Je viens de tomber sur une caricature de Z en date du 20 mars dernier. Elle s'intitule "caricature collaborative" et vient illustrer un article intitulé lui-même "chlékatoscope". C'est une sorte de photo de famille qui figure, autour de Kaïs Saied, tous ceux qui collaborent avec lui et qui sont désignés nommément dans un second dessin légendé. On trouve des noms comme Leïla Jaffal, ministre de la Justice, Brahim Bouderbala, le président du Parlement, Kamel Fekih, l'ancien gouverneur de Tunis devenu ministre de l'intérieur, l'avocate Wafa Chedly, le chroniqueur Riadh Jrad ainsi que Maya Ksouri et Leïla Toubel, la comédienne.
La liste compte 26 personnes, toutes affublées sur leur crâne d'un attribut qui suggère la démence, et dont le numéro 1 n'est autre que Kaïs Saied lui-même. Lequel Kaïs Saied est représenté assis sur son trône, donnant un pied à lécher par un des membres de cette famille élargie, pendant que l'autre pied, portant chléka, repose sur un journal dont le titre s'exhibe avec évidence : La Presse !
Ce même journal où j'ai passé de longues années de ma vie à subir et aussi à résister, avec plus ou moins de bonheur, à la censure et aux directives, aux changements de titres et aux interventions dans le corps du texte (et dont je reste aujourd'hui un collaborateur bénévole par ma rubrique Dialogues éphémères, qui paraît les vendredis sur la page Culture)... De sorte que, dans ces circonstances anciennes, il arrivait que je sois traité de courtisan, y compris par mes collègues, pour un titre affligeant que je découvrais le matin avec le commun des lecteurs. De tels drames, de telles injustices restent méconnus par ceux qui observent de loin. Ils sont sans doute le prix à payer quand on travaille dans un organe "gouvernemental", en cette époque d'avant janvier 2011.
Aujourd'hui, il semble bien que ce quotidien ait retrouvé son ancienne place de journal à la botte - ou à la chléka - du pouvoir, pour reprendre l'allusion de la caricature en question. C'est du moins ainsi qu'il est perçu par beaucoup. Et j'observe qu'il ne manque pas de donner du grain à moudre à ceux qui l'en soupçonnent.
Mais je voulais quand même en avoir le cœur net et je suis allé voir de plus près ce qui s'écrit, par exemple sur les derniers développements de l'actualité. C'est ainsi que j'ai trouvé ça, à la fin d'un article jusque-là assez équilibré : "En tout cas, la Tunisie est de nouveau face à l’exercice périlleux de défendre sa souveraineté. Il faut rappeler que de nombreuses arrestations de leaders de partis politiques ou de formations idéologiques ont eu lieu dans le monde sans que pour autant l’on observe ce genre d’acharnement. La diplomatie tunisienne est appelée actuellement à défendre son territoire et éviter toute sorte d’ingérence en dépit de la situation économique fragile du pays."

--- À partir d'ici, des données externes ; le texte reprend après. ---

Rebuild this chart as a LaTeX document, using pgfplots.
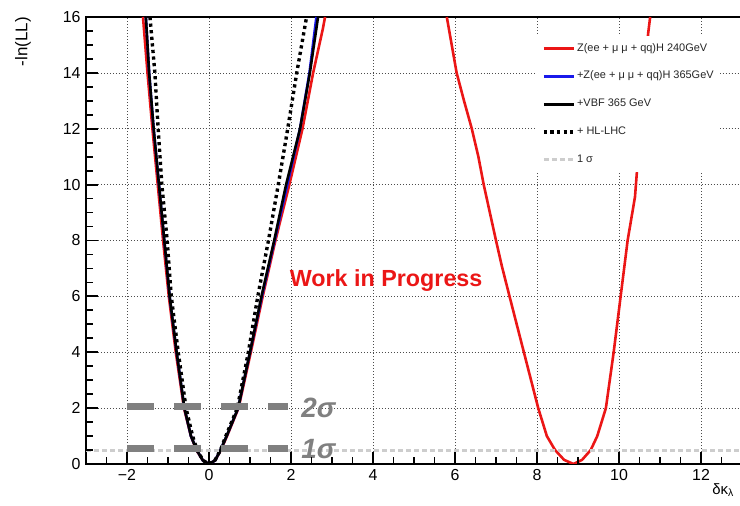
\documentclass[border=0pt]{standalone}
\usepackage{pgfplots}
\pgfplotsset{compat=1.18}
\usepackage{fontspec}
\setmainfont{Liberation Sans}

\definecolor{rootred}{RGB}{235,22,22}
\definecolor{rootblue}{RGB}{25,25,235}
\definecolor{annogray}{RGB}{128,128,128}
\definecolor{siggray}{RGB}{205,205,205}

\begin{document}
\begin{tikzpicture}
\begin{axis}[
  name=ax,
  at={(0,0)}, anchor=south west,
  scale only axis,
  width=656bp, height=447bp,
  xmin=-3, xmax=13.0, ymin=0, ymax=16,
  xtick={-2,0,...,12}, ytick={0,2,...,16},
  xticklabels={−2,0,2,4,6,8,10,12},
  minor x tick num=3, minor y tick num=3,
  tick pos=left,
  tick align=inside,
  major tick length=12bp, minor tick length=7bp,
  xmajorgrids=true, ymajorgrids=true,
  major grid style={black!70, line width=0.7pt, dash pattern=on 0.8pt off 2.2pt},
  axis line style={black, line width=1.4pt},
  tick style={draw=black, solid, line width=1.8pt},
  ticklabel style={font=\fontsize{16}{16}\selectfont},
  xticklabel style={yshift=-2bp},
  yticklabel style={xshift=-2bp},
  /pgf/number format/assume math mode=true,
  legend style={at={(axis cs:8.0,15.32)}, anchor=north west, draw=none, fill=white,
    font=\fontsize{11}{12}\selectfont, text=black!85,
    inner xsep=5bp, inner ysep=6bp, row sep=14.8bp,
    nodes={inner sep=1.5bp, text height=7.5bp, text depth=2.5bp}},
  legend cell align=left,
  legend image code/.code={\draw[#1] (0bp,0bp) -- (30bp,0bp);},
]

% Z(ee+mumu+qq)H at 240 GeV: well around zero
\addplot[rootred, line width=2.6pt, line join=round] coordinates {
  (-1.61,16) (-1.50,14) (-1.38,12) (-1.25,10) (-1.12,8) (-0.98,6) (-0.81,4)
  (-0.61,2) (-0.44,1) (-0.31,0.5) (-0.15,0.13) (0,0) (0.15,0.13) (0.29,0.5)
  (0.44,1) (0.72,2) (1.02,4) (1.31,6) (1.62,8) (1.96,10) (2.28,12) (2.54,14)
  (2.78,15.6) (2.83,16)
};
\addlegendentry{Z(ee + μ μ + qq)H 240GeV}
% second minimum of the same scan
\addplot[rootred, line width=2.6pt, line join=round, forget plot] coordinates {
  (5.80,16) (5.92,15) (6.04,14) (6.22,13) (6.41,12) (6.57,11) (6.70,10)
  (7.00,8) (7.14,7.1) (7.33,6) (7.68,4) (8.03,2) (8.24,1) (8.44,0.5)
  (8.66,0.15) (8.89,0) (9.10,0.15) (9.31,0.5) (9.47,1) (9.68,2) (9.87,4)
  (10.04,6) (10.21,8) (10.39,9.56) (10.44,10.52) (10.55,12) (10.64,14)
  (10.71,15.4) (10.76,16)
};
% + Z(ee+mumu+qq)H at 365 GeV
\addplot[rootblue, line width=2.6pt, line join=round] coordinates {
  (-1.54,16) (-1.46,14) (-1.35,12) (-1.22,10) (-1.09,8) (-0.96,6) (-0.79,4)
  (-0.60,2) (-0.44,1) (-0.30,0.5) (-0.15,0.13) (0,0) (0.15,0.13) (0.28,0.5)
  (0.43,1) (0.71,2) (1.0,4) (1.29,6) (1.60,8) (1.91,10) (2.22,12) (2.45,14)
  (2.62,16)
};
\addlegendentry{+Z(ee + μ μ + qq)H 365GeV}
% + VBF at 365 GeV
\addplot[black, line width=2.6pt, line join=round] coordinates {
  (-1.54,16) (-1.46,14) (-1.35,12) (-1.22,10) (-1.09,8) (-0.96,6) (-0.79,4)
  (-0.60,2) (-0.44,1) (-0.30,0.5) (-0.15,0.13) (0,0) (0.15,0.13) (0.28,0.5)
  (0.43,1) (0.71,2) (1.0,4) (1.28,6) (1.59,8) (1.88,10) (2.22,12) (2.46,14)
  (2.66,16)
};
\addlegendentry{+VBF 365 GeV}
% + HL-LHC
\addplot[black, line width=3.4pt, dash pattern=on 3.2bp off 3.4bp] coordinates {
  (-1.44,16) (-1.32,14) (-1.24,12) (-1.15,10) (-1.02,8) (-0.92,6) (-0.75,4)
  (-0.56,2) (-0.40,1) (-0.29,0.5) (-0.14,0.12) (0,0) (0.14,0.12) (0.28,0.5)
  (0.41,1) (0.69,2) (0.96,4) (1.19,6) (1.45,8) (1.69,10) (1.92,12) (2.14,14)
  (2.38,16)
};
\addlegendentry{+ HL-LHC}
% one-sigma level
\addplot[siggray, line width=3pt, dash pattern=on 5bp off 3bp] coordinates {(-3,0.5) (13,0.5)};
\addlegendentry{1 σ}

% 1 sigma / 2 sigma guides
\addplot[annogray, line width=7bp, dash pattern=on 27bp off 20bp, forget plot] coordinates {(-2,2.05) (1.93,2.05)};
\addplot[annogray, line width=7bp, dash pattern=on 27bp off 20bp, forget plot] coordinates {(-2,0.56) (1.93,0.56)};

\node[font=\bfseries\fontsize{23.4}{23.4}\selectfont, text=rootred, anchor=base] at (axis cs:4.32,6.35) {Work in Progress};
\node[font=\bfseries\itshape\fontsize{28}{28}\selectfont, text=annogray, anchor=base west, inner sep=0pt] at (axis cs:2.25,1.65) {2σ};
\node[font=\bfseries\itshape\fontsize{28}{28}\selectfont, text=annogray, anchor=base west, inner sep=0pt] at (axis cs:2.25,0.18) {1σ};
\end{axis}

% tick marks on the inner side of the frame (41bp per x unit, 27.9375bp per y unit)
\foreach \v in {-2,0,...,12}
  \draw[black, line width=1.8pt] ([xshift={(\v+3)*41bp}]ax.south west) -- ++(0bp,12bp);
\foreach \v in {-2.5,-1.5,-1,-0.5,0.5,1,1.5,2.5,3,3.5,4.5,5,5.5,6.5,7,7.5,8.5,9,9.5,10.5,11,11.5,12.5}
  \draw[black, line width=1.8pt] ([xshift={(\v+3)*41bp}]ax.south west) -- ++(0bp,7bp);
\foreach \v in {2,4,...,14}
  \draw[black, line width=1.8pt] ([yshift={\v*27.9375bp}]ax.south west) -- ++(12bp,0bp);
\foreach \v in {0.5,1,1.5,2.5,3,3.5,4.5,5,5.5,6.5,7,7.5,8.5,9,9.5,10.5,11,11.5,12.5,13,13.5,14.5,15,15.5}
  \draw[black, line width=1.8pt] ([yshift={\v*27.9375bp}]ax.south west) -- ++(7bp,0bp);

\node[rotate=90, anchor=south east, inner sep=0pt, font=\fontsize{17}{17}\selectfont] at ([xshift=-55bp]ax.north west) {-ln(LL)};
\node[anchor=north east, inner sep=0pt, font=\fontsize{15}{15}\selectfont] at ([xshift=-8bp, yshift=-19bp]ax.south east) {δκ\textsubscript{λ}};

\pgfresetboundingbox
\path[use as bounding box] ([xshift=-86bp, yshift=-42bp]ax.south west) rectangle ++(740bp,506bp);
\end{tikzpicture}
\end{document}
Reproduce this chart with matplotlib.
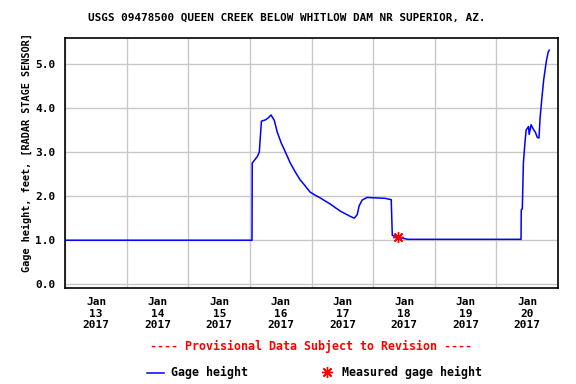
import matplotlib
matplotlib.use("Agg")
import matplotlib.pyplot as plt
import matplotlib.dates as mdates
from matplotlib.lines import Line2D
import pandas as pd

# gage height readings (feet)
times = [
    "2017-01-13 00:00", "2017-01-14 00:00", "2017-01-15 00:00", "2017-01-16 00:45",
    "2017-01-16 00:50", "2017-01-16 01:15", "2017-01-16 02:50", "2017-01-16 03:35",
    "2017-01-16 04:25", "2017-01-16 06:00", "2017-01-16 07:10", "2017-01-16 08:10",
    "2017-01-16 09:25", "2017-01-16 10:35", "2017-01-16 12:10", "2017-01-16 13:45",
    "2017-01-16 15:40", "2017-01-16 17:35", "2017-01-16 19:30", "2017-01-16 21:30",
    "2017-01-16 23:25", "2017-01-17 01:25", "2017-01-17 03:20", "2017-01-17 05:15",
    "2017-01-17 07:15", "2017-01-17 09:10", "2017-01-17 11:10", "2017-01-17 13:05",
    "2017-01-17 15:05", "2017-01-17 16:35", "2017-01-17 17:45", "2017-01-17 18:30",
    "2017-01-17 19:40", "2017-01-17 21:35", "2017-01-18 00:45", "2017-01-18 04:35",
    "2017-01-18 07:00", "2017-01-18 07:25", "2017-01-18 09:45", "2017-01-18 11:40",
    "2017-01-18 13:35", "2017-01-19 12:00", "2017-01-20 09:35", "2017-01-20 09:40",
    "2017-01-20 10:05", "2017-01-20 10:30", "2017-01-20 11:05", "2017-01-20 11:35",
    "2017-01-20 12:30", "2017-01-20 12:45", "2017-01-20 13:30", "2017-01-20 14:20",
    "2017-01-20 15:10", "2017-01-20 15:55", "2017-01-20 16:35", "2017-01-20 17:00",
    "2017-01-20 17:45", "2017-01-20 18:25", "2017-01-20 19:25", "2017-01-20 20:10",
    "2017-01-20 20:35",
]
gage = [
    1.00, 1.00, 1.00, 1.00,
    2.75, 2.78, 2.90, 3.00,
    3.70, 3.73, 3.78, 3.84,
    3.72, 3.45, 3.20, 3.00,
    2.75, 2.55, 2.37, 2.23,
    2.09, 2.02, 1.96, 1.89,
    1.82, 1.74, 1.66, 1.60,
    1.54, 1.50, 1.58, 1.78,
    1.91, 1.97, 1.96, 1.95,
    1.92, 1.11, 1.07, 1.04,
    1.02, 1.02, 1.02, 1.69,
    1.71, 2.75, 3.20, 3.50,
    3.58, 3.40, 3.62, 3.52,
    3.45, 3.33, 3.32, 3.77,
    4.25, 4.64, 5.05, 5.27,
    5.31,
]
meas_time = ["2017-01-18 09:45"]
meas_val = [1.08]

title = "USGS 09478500 QUEEN CREEK BELOW WHITLOW DAM NR SUPERIOR, AZ."
ylabel = "Gage height, feet, [RADAR STAGE SENSOR]"

t = pd.to_datetime(times)
tm = pd.to_datetime(meas_time)

mono = "DejaVu Sans Mono"
fig = plt.figure(figsize=(5.76, 3.84), dpi=100)
ax = fig.add_axes([0.1134, 0.2508, 0.8554, 0.6495])

ax.plot(t, gage, color="#0000ff", lw=1.1)
ax.plot(tm, meas_val, ls="none", marker=(8, 2, 0), ms=8, mew=1.0, color="red")

ax.set_xlim(pd.Timestamp("2017-01-13"), pd.Timestamp("2017-01-21"))
ax.set_ylim(-0.077, 5.58)
ax.set_yticks([0, 1, 2, 3, 4, 5])
ax.yaxis.set_major_formatter(plt.FormatStrFormatter("%.1f"))

# grid at midnight, labels at noon
ax.xaxis.set_major_locator(mdates.DayLocator())
ax.xaxis.set_major_formatter(plt.NullFormatter())
ax.xaxis.set_minor_locator(mdates.HourLocator(byhour=[12]))
ax.xaxis.set_minor_formatter(mdates.DateFormatter("Jan\n%d\n%Y"))
ax.tick_params(axis="x", which="both", length=0)
ax.tick_params(axis="x", which="minor", pad=7)
ax.tick_params(axis="y", length=0, pad=7)
for lab in ax.get_xticklabels(minor=True) + ax.get_yticklabels():
    lab.set_fontfamily(mono)
    lab.set_fontweight("bold")
    lab.set_fontsize(8.0)
for lab in ax.get_xticklabels(minor=True):
    lab.set_linespacing(1.15)

ax.grid(True, which="major", color="#c8c8c8", lw=1.0)
ax.set_axisbelow(True)
for s in ax.spines.values():
    s.set_linewidth(1.2)

fig.text(0.497, 0.953, title, ha="center", va="center",
         fontfamily=mono, fontweight="bold", fontsize=7.9)
fig.text(0.047, 0.603, ylabel, rotation=90, ha="center", va="center",
         fontfamily=mono, fontweight="bold", fontsize=7.35)
fig.text(0.54, 0.099, "---- Provisional Data Subject to Revision ----",
         ha="center", va="center", color="red",
         fontfamily=mono, fontweight="bold", fontsize=8.4)

# legend row
fig.add_artist(Line2D([147 / 576, 164 / 576], [0.029, 0.029], color="#0000ff", lw=1.1))
fig.text(171 / 576, 0.029, "Gage height", ha="left", va="center",
         fontfamily=mono, fontweight="bold", fontsize=8.4)
fig.add_artist(Line2D([327 / 576], [0.031], ls="none", marker=(8, 2, 0), ms=8,
                      mew=1.0, color="red"))
fig.text(342 / 576, 0.029, "Measured gage height", ha="left", va="center",
         fontfamily=mono, fontweight="bold", fontsize=8.4)

fig.savefig("out.png", dpi=100)
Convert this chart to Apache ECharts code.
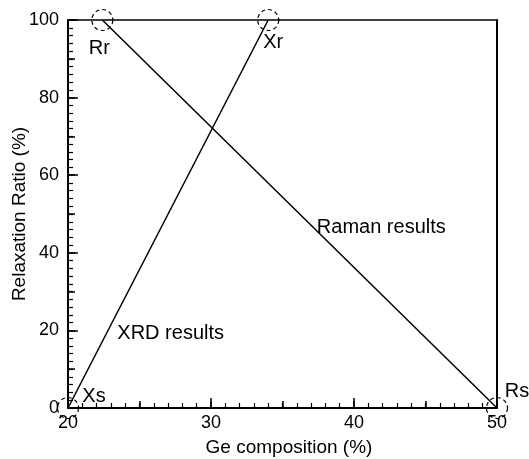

Voilà qui sonne en effet en parfait accord avec les diatribes entendues récemment dans la bouche du président. Voilà une chute qui rime avec la "voix de son maître"... Mais, pour connaître ce journal de l'intérieur, je me garderais de jeter la pierre au signataire de l'article. Je sais quelles pressions sont exercées et quelles pratiques contraires à l'éthique sont en usage.
Il est triste de constater qu'un journal pareil, après avoir dénoncé son propre asservissement et son propre avilissement pendant la période de Ben Ali et même avant, retombe dans la même posture qu'autrefois. Il n'est cependant pas interdit de se souvenir que, derrière ça, il y a certes de coupables compromissions, mais il y a aussi, parfois, de douloureuses et néanmoins secrètes humiliations.